**DATASET CONTENT:**
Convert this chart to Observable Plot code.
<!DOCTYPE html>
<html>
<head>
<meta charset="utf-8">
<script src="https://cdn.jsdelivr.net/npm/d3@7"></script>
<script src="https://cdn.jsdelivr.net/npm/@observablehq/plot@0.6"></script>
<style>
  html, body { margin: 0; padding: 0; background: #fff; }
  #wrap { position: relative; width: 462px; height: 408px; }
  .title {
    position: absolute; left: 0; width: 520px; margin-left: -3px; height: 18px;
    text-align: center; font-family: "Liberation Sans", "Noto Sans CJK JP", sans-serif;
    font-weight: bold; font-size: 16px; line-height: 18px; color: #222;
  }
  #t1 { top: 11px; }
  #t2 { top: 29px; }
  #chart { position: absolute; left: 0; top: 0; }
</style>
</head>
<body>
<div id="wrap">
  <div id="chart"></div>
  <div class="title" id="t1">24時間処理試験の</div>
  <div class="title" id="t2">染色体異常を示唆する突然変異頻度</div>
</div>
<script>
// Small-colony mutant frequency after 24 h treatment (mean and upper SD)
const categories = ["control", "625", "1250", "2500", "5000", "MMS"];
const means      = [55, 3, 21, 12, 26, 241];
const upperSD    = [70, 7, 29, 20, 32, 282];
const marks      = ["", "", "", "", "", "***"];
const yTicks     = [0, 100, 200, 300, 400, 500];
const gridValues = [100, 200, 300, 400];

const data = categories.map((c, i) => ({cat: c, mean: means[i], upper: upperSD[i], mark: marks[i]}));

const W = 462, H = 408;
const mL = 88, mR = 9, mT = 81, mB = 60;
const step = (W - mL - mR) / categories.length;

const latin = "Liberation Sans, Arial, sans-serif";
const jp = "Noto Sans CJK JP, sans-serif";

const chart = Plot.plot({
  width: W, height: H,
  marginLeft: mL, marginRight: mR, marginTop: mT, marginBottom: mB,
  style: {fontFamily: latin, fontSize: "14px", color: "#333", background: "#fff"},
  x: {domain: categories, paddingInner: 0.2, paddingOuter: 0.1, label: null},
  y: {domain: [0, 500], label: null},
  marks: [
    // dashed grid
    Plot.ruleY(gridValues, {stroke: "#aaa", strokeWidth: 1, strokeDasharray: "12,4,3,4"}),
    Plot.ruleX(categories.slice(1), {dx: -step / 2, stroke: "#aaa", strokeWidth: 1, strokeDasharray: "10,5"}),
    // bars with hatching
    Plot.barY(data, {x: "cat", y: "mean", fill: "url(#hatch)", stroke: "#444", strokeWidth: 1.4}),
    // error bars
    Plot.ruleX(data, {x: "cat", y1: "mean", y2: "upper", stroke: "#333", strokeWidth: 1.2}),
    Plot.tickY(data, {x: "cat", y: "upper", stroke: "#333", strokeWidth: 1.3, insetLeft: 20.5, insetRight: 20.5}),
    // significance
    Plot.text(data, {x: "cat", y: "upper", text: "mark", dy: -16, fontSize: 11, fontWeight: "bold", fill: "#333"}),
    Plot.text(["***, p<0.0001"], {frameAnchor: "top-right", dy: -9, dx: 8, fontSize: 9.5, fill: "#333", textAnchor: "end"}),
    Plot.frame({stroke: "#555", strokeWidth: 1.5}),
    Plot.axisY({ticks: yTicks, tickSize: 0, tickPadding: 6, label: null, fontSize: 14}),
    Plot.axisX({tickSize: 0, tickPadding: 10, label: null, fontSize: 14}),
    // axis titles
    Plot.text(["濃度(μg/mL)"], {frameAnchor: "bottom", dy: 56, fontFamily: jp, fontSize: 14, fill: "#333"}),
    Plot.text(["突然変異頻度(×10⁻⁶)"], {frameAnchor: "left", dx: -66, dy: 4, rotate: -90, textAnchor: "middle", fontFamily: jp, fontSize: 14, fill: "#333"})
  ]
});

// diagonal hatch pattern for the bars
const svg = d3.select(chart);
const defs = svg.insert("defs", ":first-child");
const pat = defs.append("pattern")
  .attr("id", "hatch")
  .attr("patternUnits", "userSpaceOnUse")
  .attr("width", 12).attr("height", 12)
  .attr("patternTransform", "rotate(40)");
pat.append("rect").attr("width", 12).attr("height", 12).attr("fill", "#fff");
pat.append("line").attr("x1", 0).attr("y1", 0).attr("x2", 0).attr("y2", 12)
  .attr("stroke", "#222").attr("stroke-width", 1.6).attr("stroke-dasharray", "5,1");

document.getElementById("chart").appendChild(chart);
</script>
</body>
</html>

**TO DO:** Reproduce each line of the material above precisely.

**TASK SOLUTION:**
Convert this chart to Observable Plot code.
<!DOCTYPE html>
<html>
<head>
<meta charset="utf-8">
<script src="https://cdn.jsdelivr.net/npm/d3@7"></script>
<script src="https://cdn.jsdelivr.net/npm/@observablehq/plot@0.6"></script>
<style>
  html, body { margin: 0; padding: 0; background: #fff; }
  #wrap { position: relative; width: 462px; height: 408px; }
  .title {
    position: absolute; left: 0; width: 520px; margin-left: -3px; height: 18px;
    text-align: center; font-family: "Liberation Sans", "Noto Sans CJK JP", sans-serif;
    font-weight: bold; font-size: 16px; line-height: 18px; color: #222;
  }
  #t1 { top: 11px; }
  #t2 { top: 29px; }
  #chart { position: absolute; left: 0; top: 0; }
</style>
</head>
<body>
<div id="wrap">
  <div id="chart"></div>
  <div class="title" id="t1">24時間処理試験の</div>
  <div class="title" id="t2">染色体異常を示唆する突然変異頻度</div>
</div>
<script>
// Small-colony mutant frequency after 24 h treatment (mean and upper SD)
const categories = ["control", "625", "1250", "2500", "5000", "MMS"];
const means      = [55, 3, 21, 12, 26, 241];
const upperSD    = [70, 7, 29, 20, 32, 282];
const marks      = ["", "", "", "", "", "***"];
const yTicks     = [0, 100, 200, 300, 400, 500];
const gridValues = [100, 200, 300, 400];

const data = categories.map((c, i) => ({cat: c, mean: means[i], upper: upperSD[i], mark: marks[i]}));

const W = 462, H = 408;
const mL = 88, mR = 9, mT = 81, mB = 60;
const step = (W - mL - mR) / categories.length;

const latin = "Liberation Sans, Arial, sans-serif";
const jp = "Noto Sans CJK JP, sans-serif";

const chart = Plot.plot({
  width: W, height: H,
  marginLeft: mL, marginRight: mR, marginTop: mT, marginBottom: mB,
  style: {fontFamily: latin, fontSize: "14px", color: "#333", background: "#fff"},
  x: {domain: categories, paddingInner: 0.2, paddingOuter: 0.1, label: null},
  y: {domain: [0, 500], label: null},
  marks: [
    // dashed grid
    Plot.ruleY(gridValues, {stroke: "#aaa", strokeWidth: 1, strokeDasharray: "12,4,3,4"}),
    Plot.ruleX(categories.slice(1), {dx: -step / 2, stroke: "#aaa", strokeWidth: 1, strokeDasharray: "10,5"}),
    // bars with hatching
    Plot.barY(data, {x: "cat", y: "mean", fill: "url(#hatch)", stroke: "#444", strokeWidth: 1.4}),
    // error bars
    Plot.ruleX(data, {x: "cat", y1: "mean", y2: "upper", stroke: "#333", strokeWidth: 1.2}),
    Plot.tickY(data, {x: "cat", y: "upper", stroke: "#333", strokeWidth: 1.3, insetLeft: 20.5, insetRight: 20.5}),
    // significance
    Plot.text(data, {x: "cat", y: "upper", text: "mark", dy: -16, fontSize: 11, fontWeight: "bold", fill: "#333"}),
    Plot.text(["***, p<0.0001"], {frameAnchor: "top-right", dy: -9, dx: 8, fontSize: 9.5, fill: "#333", textAnchor: "end"}),
    Plot.frame({stroke: "#555", strokeWidth: 1.5}),
    Plot.axisY({ticks: yTicks, tickSize: 0, tickPadding: 6, label: null, fontSize: 14}),
    Plot.axisX({tickSize: 0, tickPadding: 10, label: null, fontSize: 14}),
    // axis titles
    Plot.text(["濃度(μg/mL)"], {frameAnchor: "bottom", dy: 56, fontFamily: jp, fontSize: 14, fill: "#333"}),
    Plot.text(["突然変異頻度(×10⁻⁶)"], {frameAnchor: "left", dx: -66, dy: 4, rotate: -90, textAnchor: "middle", fontFamily: jp, fontSize: 14, fill: "#333"})
  ]
});

// diagonal hatch pattern for the bars
const svg = d3.select(chart);
const defs = svg.insert("defs", ":first-child");
const pat = defs.append("pattern")
  .attr("id", "hatch")
  .attr("patternUnits", "userSpaceOnUse")
  .attr("width", 12).attr("height", 12)
  .attr("patternTransform", "rotate(40)");
pat.append("rect").attr("width", 12).attr("height", 12).attr("fill", "#fff");
pat.append("line").attr("x1", 0).attr("y1", 0).attr("x2", 0).attr("y2", 12)
  .attr("stroke", "#222").attr("stroke-width", 1.6).attr("stroke-dasharray", "5,1");

document.getElementById("chart").appendChild(chart);
</script>
</body>
</html>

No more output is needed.